Zentrales Element ist ein fiktives Pensionskonto, auf das jeder Versicherte einzahlt. Dahinter steht die Idee, dass jeder Versicherte bis zum Alter von 65 arbeitet, 45 Jahre ins Pensionssystem einzahlt und dann 80 Prozent seines durchschnittlichen Bruttolohns als Rente ausbezahlt bekommt. Wer früher in den Ruhestand geht, bekommt weniger, wer länger arbeitet, mehr.
Aufgrund verschiedener Reformen gilt dieses Pensionskonto jedoch erst für alle nach 1954 Geborenen und dann auch nur für die Beitragszeiten ab 2005. Beitragszeiten davor werden in Form einer Kontoerstgutschrift berechnet. Im Pensionskonto selbst sollte jeder seine persönlichen Einzahlungen und sein angesammeltes Pensionseinkommen einsehen können.[2] Das auf das Pensionskonto eingezahlte Geld wird mit der Wachstumsrate der durchschnittlichen Bruttolöhne verzinst. Laufende Pensionszahlungen werden normalerweise an die Inflationsrate angepasst, um einem Kauf-kraftverlust entgegenzuwirken. Das österreichische Pensionssystem sieht derzeit eine Mindestpension von 857,53 Euro brutto im Monat vor. Darunter liegende Pensionsansprüche werden vom Staat aufgefüllt, damit niemand unter die Mindestpension fällt.

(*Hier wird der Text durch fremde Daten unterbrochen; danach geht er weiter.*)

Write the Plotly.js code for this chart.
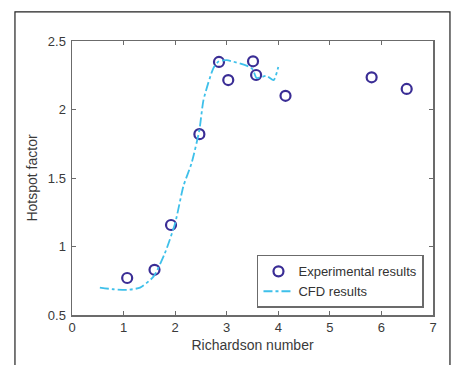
<!DOCTYPE html>
<html><head><meta charset="utf-8">
<script src="https://cdn.plot.ly/plotly-3.0.1.min.js"></script>
<style>body{margin:0;background:#fff}#chart{width:457px;height:365px}</style>
</head><body><div id="chart"></div>
<script>
var expRi = [1.07, 1.6, 1.92, 2.47, 2.85, 3.03, 3.51, 3.57, 4.14, 5.81, 6.49];
var expHotspot = [0.77, 0.83, 1.157, 1.82, 2.347, 2.215, 2.352, 2.252, 2.10, 2.235, 2.15];
var cfdRi = [0.54, 0.8, 1.06, 1.32, 1.58, 1.8, 2.0, 2.16, 2.32, 2.47, 2.55, 2.74, 2.84, 3.0, 3.45, 3.51, 3.58, 3.77, 3.91, 4.0];
var cfdHotspot = [0.70, 0.688, 0.683, 0.70, 0.78, 0.95, 1.17, 1.44, 1.61, 1.85, 2.07, 2.30, 2.35, 2.36, 2.31, 2.29, 2.23, 2.245, 2.215, 2.31];
var xTicks = [0, 1, 2, 3, 4, 5, 6, 7];
var yTicks = [0.5, 1, 1.5, 2, 2.5];

var font = 'Liberation Sans, Arial, sans-serif';
var traces = [
  {x: expRi, y: expHotspot, mode: 'markers', type: 'scatter', name: 'Experimental results',
   marker: {symbol: 'circle-open', size: 10, color: '#3a2d95', line: {width: 2.2, color: '#3a2d95'}}},
  {x: cfdRi, y: cfdHotspot, mode: 'lines', type: 'scatter', name: 'CFD results',
   line: {color: '#3ec0ea', width: 1.8, dash: 'dashdot', shape: 'spline', smoothing: 0.6}}
];
var axisCommon = {showgrid: false, zeroline: false, showline: true, linecolor: '#6b6b6b', linewidth: 1.5,
  mirror: 'ticks', ticks: 'inside', ticklen: 4, tickcolor: '#6b6b6b',
  tickfont: {family: font, size: 13, color: '#3a3a3a'}};
var layout = {
  width: 457, height: 365,
  margin: {l: 72, r: 24, t: 41, b: 50},
  paper_bgcolor: '#fff', plot_bgcolor: '#fff',
  showlegend: true,
  xaxis: Object.assign({}, axisCommon, {range: [0, 7], tickvals: xTicks,
    title: {text: 'Richardson number', font: {family: font, size: 14, color: '#3a3a3a'}, standoff: 6}}),
  yaxis: Object.assign({}, axisCommon, {range: [0.5, 2.5], tickvals: yTicks, ticklabelstandoff: 2,
    title: {text: 'Hotspot factor', font: {family: font, size: 14, color: '#3a3a3a'}, standoff: 7}}),
  legend: {x: 0.975, y: 0.026, xanchor: 'right', yanchor: 'bottom', bgcolor: '#fff',
    bordercolor: '#6b6b6b', borderwidth: 1.5, font: {family: font, size: 13, color: '#333'},
    tracegroupgap: 0, itemwidth: 30},
  shapes: [{type: 'rect', xref: 'paper', yref: 'paper', x0: -0.158, x1: 1.047, y0: -0.2, y1: 1.106,
    line: {color: '#222', width: 1.2}, fillcolor: 'rgba(0,0,0,0)', layer: 'below'}]
};
Plotly.newPlot('chart', traces, layout, {displayModeBar: false, staticPlot: true});
</script></body></html>
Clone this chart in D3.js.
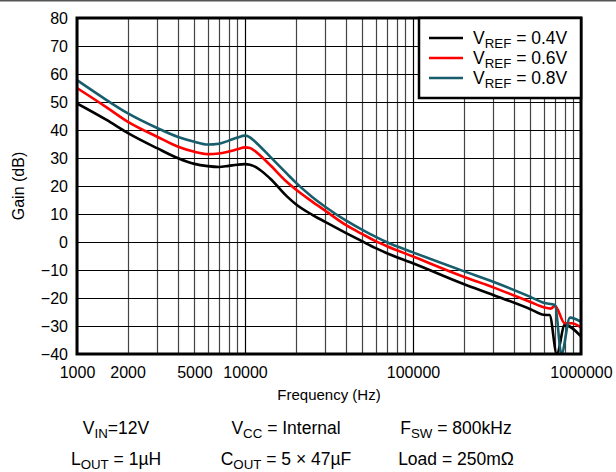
<!DOCTYPE html>
<html>
<head>
<meta charset="utf-8">
<script src="https://cdn.jsdelivr.net/npm/d3@7"></script>
<style>
  body { margin: 0; background: #fff; }
  svg { display: block; font-family: "Liberation Sans", Arial, sans-serif; }
</style>
</head>
<body>
<svg id="chart"></svg>
<script>

// DATA
const seriesNames = ["0.4V", "0.6V", "0.8V"];
const seriesColors = ["#000000", "#ff0000", "#175d6c"];

const freq04 = [1000, 1500, 2000, 3000, 4000, 5000, 6000, 7000, 8000, 9000, 10000, 10700, 11200, 14100, 17700, 20000, 25000, 30000, 40000, 50000, 60000, 70000, 100000, 200000, 300000, 500000, 600000, 650000, 718000, 800000, 1000000];
const gain04 = [49.5, 43.6, 39, 33.5, 29.9, 27.9, 27.1, 26.8, 27.2, 27.6, 27.8, 27.6, 27.2, 22.7, 16.4, 13.6, 9.8, 7.2, 3.2, 0.2, -2.2, -4, -7.6, -15, -18.9, -24, -26, -26.1, -40, -29.6, -33.7];

const freq06 = [1000, 1500, 2000, 3000, 4000, 5000, 6000, 7000, 8000, 9000, 10000, 10700, 11200, 14100, 17700, 20000, 25000, 30000, 40000, 50000, 60000, 70000, 100000, 200000, 300000, 500000, 600000, 660000, 700000, 800000, 880000, 1000000];
const gain06 = [55, 48.1, 43, 37.6, 34, 32.2, 31.4, 31.6, 32.3, 33.1, 33.8, 33.6, 32.9, 27.5, 21.5, 18.8, 14.5, 11.2, 6, 2.8, 0.3, -1.5, -5.2, -12.4, -16.2, -21.4, -23.3, -23.8, -22.8, -29, -29, -30.5];

const freq08 = [1000, 1500, 2000, 3000, 4000, 5000, 6000, 7000, 8000, 9000, 10000, 10700, 11200, 14100, 17700, 20000, 25000, 30000, 40000, 50000, 60000, 70000, 100000, 200000, 300000, 500000, 600000, 700000, 765000, 860000, 1000000];
const gain08 = [57.8, 50.7, 46, 40.7, 37.5, 35.8, 34.8, 35.1, 36.2, 37.3, 38, 37.4, 36.4, 30.5, 24.5, 21.3, 16.2, 12.6, 7.6, 4.3, 1.8, -0.1, -3.7, -10.4, -14.2, -19.6, -21.7, -22.5, -40, -27, -28.5];

const xTickLabels = [1000, 2000, 5000, 10000, 100000, 1000000];
const yTicks = [-40, -30, -20, -10, 0, 10, 20, 30, 40, 50, 60, 70, 80];

// condition lines under the chart: [text, isSubscript] pieces
const noteRow1 = [
    [["V", false], ["IN", true], ["=12V", false]],
    [["V", false], ["CC", true], [" = Internal", false]],
    [["F", false], ["SW", true], [" = 800kHz", false]]
];
const noteRow2 = [
    [["L", false], ["OUT", true], [" = 1µH", false]],
    [["C", false], ["OUT", true], [" = 5 × 47µF", false]],
    [["Load = 250mΩ", false]]
];


// SVG SETUP
const wsvg = 616;
const hsvg = 472;

const plotLeft = 77, plotRight = 581, plotTop = 18, plotBottom = 354;

const svg = d3.select("#chart")
    .attr("width", wsvg)
    .attr("height", hsvg)
    .attr("viewBox", `0 0 ${wsvg} ${hsvg}`);

const xScale = d3.scaleLog([1000, 1000000], [plotLeft, plotRight]);
const yScale = d3.scaleLinear([-40, 80], [plotBottom, plotTop]);

// thin rule across the very top of the figure
svg.append("line")
    .attr("x1", 0).attr("x2", wsvg)
    .attr("y1", 0.75).attr("y2", 0.75)
    .attr("stroke", "#555")
    .attr("stroke-width", 1.5);

// grid
const gridFreqs = [];
[1000, 10000, 100000].forEach(dec => {
    for (let m = 1; m <= 9; m++) gridFreqs.push(dec * m);
});
gridFreqs.push(1000000);

svg.append("g")
    .selectAll("line")
    .data(gridFreqs)
    .join("line")
    .attr("x1", d => Math.round(xScale(d)) + 0.5)
    .attr("x2", d => Math.round(xScale(d)) + 0.5)
    .attr("y1", plotTop)
    .attr("y2", plotBottom)
    .attr("stroke", d => [1000, 10000, 100000, 1000000].includes(d) ? "#000" : "#444")
    .attr("stroke-width", 1.2);

svg.append("g")
    .selectAll("line")
    .data(yTicks)
    .join("line")
    .attr("x1", plotLeft)
    .attr("x2", plotRight)
    .attr("y1", d => Math.round(yScale(d)) + 0.5)
    .attr("y2", d => Math.round(yScale(d)) + 0.5)
    .attr("stroke", "#000")
    .attr("stroke-width", 1.2);

// axes (labels only, the frame is drawn separately)
const yAxis = d3.axisLeft(yScale).tickValues(yTicks).tickSize(0).tickPadding(9);
const yAxisG = svg.append("g")
    .attr("transform", `translate(${plotLeft}, 0)`)
    .call(yAxis);

const xAxis = d3.axisBottom(xScale).tickValues(xTickLabels).tickFormat(d3.format("d")).tickSize(0).tickPadding(13);
const xAxisG = svg.append("g")
    .attr("transform", `translate(0, ${plotBottom})`)
    .call(xAxis);

[yAxisG, xAxisG].forEach(g => {
    g.select(".domain").remove();
    g.selectAll("text")
        .attr("font-family", "'Liberation Sans', Arial, sans-serif")
        .attr("font-size", 16)
        .attr("fill", "#000");
});

// curves
const line = d3.line()
    .x(d => xScale(d[0]))
    .y(d => yScale(d[1]))
    .curve(d3.curveMonotoneX);

const allSeries = [
    d3.zip(freq04, gain04),
    d3.zip(freq06, gain06),
    d3.zip(freq08, gain08)
];

svg.append("defs").append("clipPath")
    .attr("id", "plotClip")
    .append("rect")
    .attr("x", plotLeft).attr("y", plotTop)
    .attr("width", plotRight - plotLeft).attr("height", plotBottom - plotTop);

svg.append("g")
    .attr("clip-path", "url(#plotClip)")
    .selectAll("path")
    .data(allSeries)
    .join("path")
    .attr("d", line)
    .attr("fill", "none")
    .attr("stroke", (d, i) => seriesColors[i])
    .attr("stroke-width", 2.6)
    .attr("stroke-linejoin", "round");

// plot frame
svg.append("rect")
    .attr("x", plotLeft).attr("y", plotTop)
    .attr("width", plotRight - plotLeft).attr("height", plotBottom - plotTop)
    .attr("fill", "none")
    .attr("stroke", "#000")
    .attr("stroke-width", 3);

// text with subscripts
function subText(parent, x, y, parts, size, anchor) {
    const t = parent.append("text")
        .attr("x", x)
        .attr("y", y)
        .attr("font-size", size)
        .attr("text-anchor", anchor)
        .attr("fill", "#000");
    let down = false;
    parts.forEach(([str, isSub]) => {
        const s = t.append("tspan").text(str);
        if (isSub && !down) {
            s.attr("font-size", size * 0.76).attr("dy", size * 0.22);
            down = true;
        } else if (!isSub && down) {
            s.attr("dy", -size * 0.22);
            down = false;
        }
    });
    return t;
}

// LEGEND
const legend = svg.append("g");
legend.append("rect")
    .attr("x", 419).attr("y", plotTop)
    .attr("width", plotRight - 419).attr("height", 80)
    .attr("fill", "#fff")
    .attr("stroke", "#000")
    .attr("stroke-width", 2.5);

seriesNames.forEach((name, i) => {
    const ly = 38 + i * 20;
    legend.append("line")
        .attr("x1", 429).attr("x2", 463)
        .attr("y1", ly).attr("y2", ly)
        .attr("stroke", seriesColors[i])
        .attr("stroke-width", 2.6);
    subText(legend, 473, ly + 6, [["V", false], ["REF", true], [" = " + name, false]], 17.5, "start");
});

// axis titles
svg.append("text")
    .attr("x", (plotLeft + plotRight) / 2)
    .attr("y", 400)
    .attr("text-anchor", "middle")
    .attr("font-size", 15)
    .text("Frequency (Hz)");

svg.append("text")
    .attr("transform", `translate(24, ${(plotTop + plotBottom) / 2}) rotate(-90)`)
    .attr("text-anchor", "middle")
    .attr("font-size", 16)
    .text("Gain (dB)");

// test conditions
const noteX = [116, 286, 456];
noteRow1.forEach((parts, i) => subText(svg, noteX[i], 434, parts, 17.5, "middle"));
noteRow2.forEach((parts, i) => subText(svg, noteX[i], 465, parts, 17.5, "middle"));

</script>
</body>
</html>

Mit der Pensionsreform 2004 wurden für alle nach 1954 Geborenen die Pensionsansprüche nach unten korrigiert: Wurden zuvor die 15 besten Einkommensjahre als Grundlage für die Pensionsberechnung angesetzt, sind nun die besten 40 Jahre entscheidend. Dieser Betrag ist aufgrund des längeren Zeitraums und der mit fortschreitendem Alter ansteigenden Lohnkurven (Senioritätsprinzip) üblicherweise deutlich niedriger. Um die Einbußen gegenüber dem alten System zu begrenzen, wurde der „Pensionsverlust“ begrenzt.[3]
Seit der letzten Pensionsreform 2004 ist es zudem schwieriger, in Frühpension zu gehen, wobei diese Änderungen erst schrittweise in Kraft treten. Die vorzeitige Alterspension bei langer Versicherungsdauer wird 2017 abgeschafft. Die Hacklerregelung II besteht weiterhin und ermöglicht Männern und Frauen mit mindestens 45 beziehungsweise 42 Beitragsjahren den Ausstieg aus dem Erwerbsleben mit 62 bzw. 57 Jahren.[4] Die Hacklerregelung III (Schwerarbeiter) wiederum öffnet die Tür zum Pensionsantritt mit 55 (Frauen) bzw. 60 Jahren (Männer), wenn 40 bzw. 45 Jahre eingezahlt und in zehn der letzten 20 Jahre vor der beantragten Pensionierung eine besonders belastende Tätigkeit ausgeübt wurde.[5] Die sogenannte Korridorpension ermöglicht den früheren Pensionsantritt mit 62 Jahren, allerdings ist dies mit Einbußen von 5,2 Prozent pro früherem Antrittsjahr verbunden.[6] Abgeschafft wurde die vorzeitige Alterspension bei Arbeitslosigkeit. Schlupflöcher bei der Invaliditäts- und Berufsunfähigkeitspension wurden nur teilweise geschlossen, daher verlassen immer noch viele Menschen das Erwerbsleben über diese Regelung.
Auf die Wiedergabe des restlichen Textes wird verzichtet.